Day 2 of Boundary Waters paddle
We wake at the crack of dawn, the early pull of the curtain allowing a ribbon of light to portend the next day at sometime after 6:00 am. The chilly night had both of us up four times to pee. We are close enough to the neighboring campsite (about half mile across the water) that in the dead of night they might hear us unzip our bags and declare we don’t want to get up again. We’re trying hard to be cognizant of every word and bodily noise. Maybe I took the rules too seriously. But I do agree that if you’re visiting a wilderness site you don’t want to think you may be sharing it with other humans.
Quiet spaces are as rare as dark skies. Several years ago I read a book called one square inch of silence in which the author traveled the USA looking for just one square inch of quietude. I do not want to break the silence, but sometimes its like being at the Met trying to quell a cough during everyone’s favorite aria. You can’t. Soon from a row of different hands arrives a cough drop in a wrapper that has its separate consequences.
At 7:00 am, we see the silhouette of a canoe passing close to the opposite shore. It sat low in the water and between the two paddlers loomed a pile of stuff. So much and so heavy that freeboard was almost nonexistent. Think the Beverly Hillbillies arriving by canoe.
It appeared the person in front had a portly stature. Maybe he was wearing a coat with some beaver fur on the lapel. Perhaps he was Russian. He was paddling, but he needn’t. You could tell the guy in back was serving him at the pleasure of some Russian oligarch. With all this gear, they were clearly headed for the Arctic.
Terry and I speculated about them while packing to leave Nina Moose Lake for the larger Lake Agnes, the one that just yesterday experienced a bear stealing a backpack from a camp. So we were off to snag that same campsite.

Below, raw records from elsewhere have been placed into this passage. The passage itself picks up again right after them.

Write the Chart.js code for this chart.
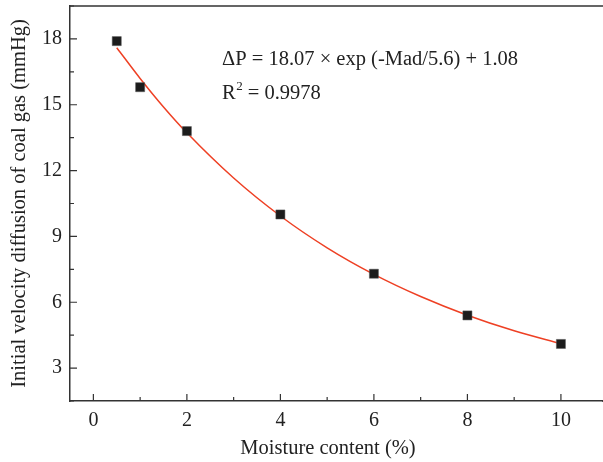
<!DOCTYPE html>
<html>
<head>
<meta charset="utf-8">
<script src="https://cdn.jsdelivr.net/npm/chart.js@4.4.1/dist/chart.umd.min.js"></script>
<style>
  html, body { margin: 0; padding: 0; background: #fff; }
  #wrap { width: 603px; height: 462px; }
</style>
</head>
<body>
<div id="wrap"><canvas id="c" width="603" height="462"></canvas></div>
<script>
// Measured points
const moisture = [0.5, 1, 2, 4, 6, 8, 10];
const velocity = [17.9, 15.8, 13.8, 10.0, 7.3, 5.4, 4.1];
// Fitted curve
const fitX = [0.5, 1, 1.5, 2, 3, 4, 5, 6, 7, 8, 9, 10];
const fitY = [17.6, 16.2, 14.9, 13.72, 11.66, 9.93, 8.48, 7.27, 6.26, 5.41, 4.70, 4.11];
// Tick labels
const xTicks = [0, 2, 4, 6, 8, 10];
const xMinorTicks = [1, 3, 5, 7, 9];
const yTicks = [3, 6, 9, 12, 15, 18];
const yMinorTicks = [1.5, 4.5, 7.5, 10.5, 13.5, 16.5, 19.5];
const xTitle = 'Moisture content (%)';
const yTitle = 'Initial velocity diffusion of coal gas (mmHg)';
const eqLine1 = 'ΔP = 18.07 × exp (-Mad/5.6) + 1.08';
const eqLine2a = 'R';
const eqLine2b = '2';
const eqLine2c = ' = 0.9978';

const FONT = '"Liberation Serif", "DejaVu Serif", serif';
const AXIS = '#333';
const FS = 20;

function zeroPad(s) { s.paddingTop = 0; s.paddingBottom = 0; s.paddingLeft = 0; s.paddingRight = 0; }

const decor = {
  id: 'decor',
  afterDraw(chart) {
    const ctx = chart.ctx;
    const xs = chart.scales.x, ys = chart.scales.y;
    const a = chart.chartArea;
    ctx.save();
    ctx.strokeStyle = AXIS;
    ctx.lineWidth = 1.5;
    ctx.beginPath();
    ctx.moveTo(a.left, a.top);
    ctx.lineTo(chart.width, a.top);
    ctx.moveTo(a.right - 1, a.bottom);
    ctx.lineTo(chart.width, a.bottom);
    ctx.stroke();
    ctx.lineWidth = 1.2;
    ctx.beginPath();
    xTicks.forEach(v => { const p = xs.getPixelForValue(v); ctx.moveTo(p, a.bottom); ctx.lineTo(p, a.bottom - 7); });
    xMinorTicks.forEach(v => { const p = xs.getPixelForValue(v); ctx.moveTo(p, a.bottom); ctx.lineTo(p, a.bottom - 4); });
    yTicks.forEach(v => { const p = ys.getPixelForValue(v); ctx.moveTo(a.left, p); ctx.lineTo(a.left + 7, p); });
    yMinorTicks.forEach(v => { const p = ys.getPixelForValue(v); ctx.moveTo(a.left, p); ctx.lineTo(a.left + 4, p); });
    ctx.stroke();
    ctx.fillStyle = '#222';
    // x-axis title
    ctx.font = '20.5px ' + FONT;
    ctx.textAlign = 'center';
    ctx.textBaseline = 'middle';
    ctx.fillText(xTitle, 328, 449);
    // equation
    ctx.textBaseline = 'alphabetic';
    ctx.textAlign = 'left';
    const tx = 222;
    ctx.fillText(eqLine1, tx, 65);
    ctx.fillText(eqLine2a, tx, 99);
    const w = ctx.measureText(eqLine2a).width;
    ctx.font = '13px ' + FONT;
    ctx.fillText(eqLine2b, tx + w + 0.5, 90);
    const w2 = ctx.measureText(eqLine2b).width;
    ctx.font = '20.5px ' + FONT;
    ctx.fillText(eqLine2c, tx + w + w2 + 0.5, 99);
    ctx.restore();
  }
};

new Chart(document.getElementById('c'), {
  type: 'scatter',
  data: {
    datasets: [
      {
        label: 'Fit',
        data: fitX.map((x, i) => ({ x, y: fitY[i] })),
        showLine: true,
        borderColor: 'rgb(238,64,36)',
        borderWidth: 1.5,
        pointRadius: 0,
        cubicInterpolationMode: 'monotone',
        fill: false,
        order: 2
      },
      {
        label: 'Data',
        data: moisture.map((x, i) => ({ x, y: velocity[i] })),
        showLine: false,
        pointStyle: 'rect',
        pointRadius: 6.4,
        backgroundColor: '#1c1c1c',
        borderColor: '#555',
        borderWidth: 0.5,
        order: 1
      }
    ]
  },
  options: {
    responsive: false,
    animation: false,
    devicePixelRatio: 1,
    layout: { autoPadding: false, padding: { top: 6, right: 0, left: 0, bottom: 0 } },
    plugins: { legend: { display: false }, tooltip: { enabled: false } },
    scales: {
      x: {
        type: 'linear',
        min: -0.5,
        max: 10.9,
        afterBuildTicks: s => { s.ticks = xTicks.map(v => ({ value: v })); },
        afterFit: s => { s.height = 61; zeroPad(s); },
        grid: { display: false, drawTicks: false },
        border: { display: true, color: AXIS, width: 1.5 },
        ticks: { color: '#222', font: { family: FONT, size: FS }, padding: 8, maxRotation: 0 },
        title: { display: false }
      },
      y: {
        type: 'linear',
        min: 1.5,
        max: 19.5,
        afterBuildTicks: s => { s.ticks = yTicks.map(v => ({ value: v })); },
        afterFit: s => { s.width = 70; zeroPad(s); },
        grid: { display: false, drawTicks: false },
        border: { display: true, color: AXIS, width: 1.5 },
        ticks: { color: '#222', font: { family: FONT, size: FS }, padding: 8 },
        title: { display: true, text: yTitle, color: '#222', font: { family: FONT, size: 20.5 }, padding: { top: 7, bottom: 0 } }
      }
    }
  },
  plugins: [decor]
});
</script>
</body>
</html>
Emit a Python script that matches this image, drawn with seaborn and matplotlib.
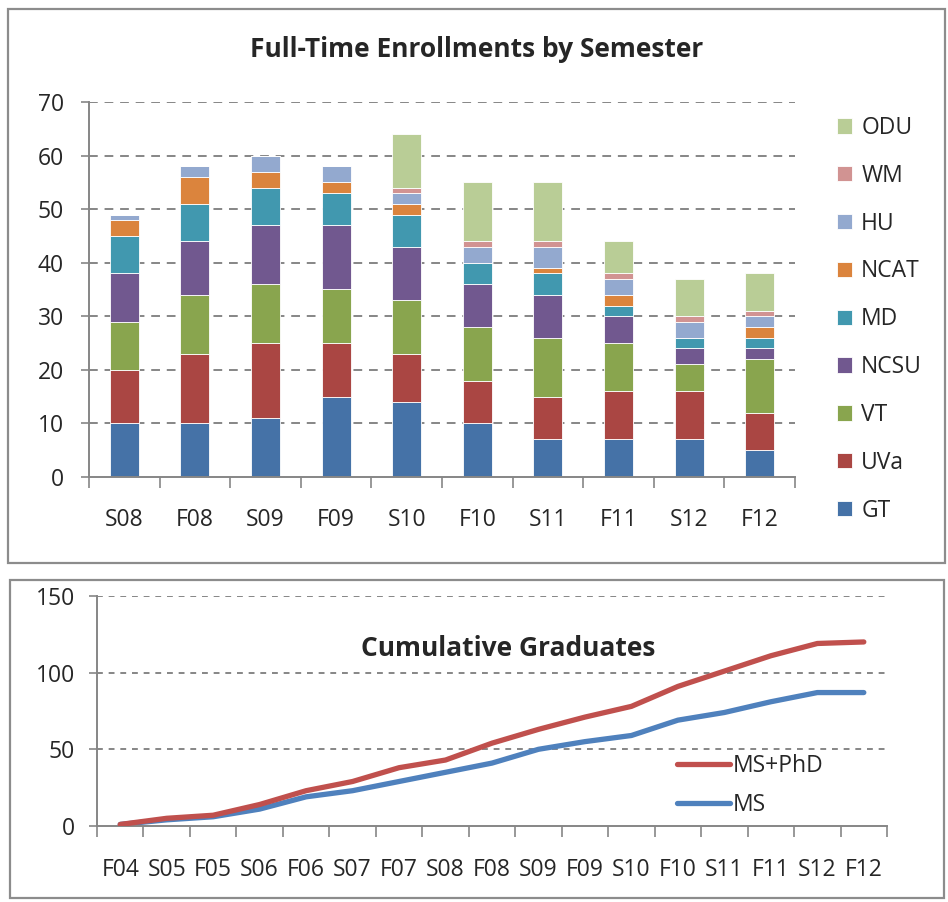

We didn’t reach the Nina Moose River, some would call it a ditch, until 10:30. There at the first portage were two guys making several passes back and forth owing to an abundance of gear. These Russians had totally transformed into two American guys. The larger one was wearing shorts and T-shirt and only speaking when he had to which was seldom because the other guy said it was portly dude’s birthday and he was being treated , hence all the luggage. Oh, excuse me, gear. The other guy, tall and slim, seemed ordinary enough even with the hint of an accent until he returned looking like he was nude and covered in tattoos from the waist down. He was wearing camo tights. He dropped a bunch of MN references. Naming towns and cities and some landmarks. But we know spies when we see them.
At Agnes,the camp of the bear, was a super site, large with many good spots and even a granite slab and granite seats under a tree. We found no trace of a bear, no diggings, prints or scat.

We had time to fish. Terry fishes and I paddle following his every directions. Paddling slowly under the shadow of the trees, close to shore. It wasn’t long before he caught a Walleye. The one fish we really wanted because he had never caught one before. This would augment his dinner. He ate with glee even though he found it rather bland, especially with no seasoning of any kind. We took a celebratory swig of Fireball.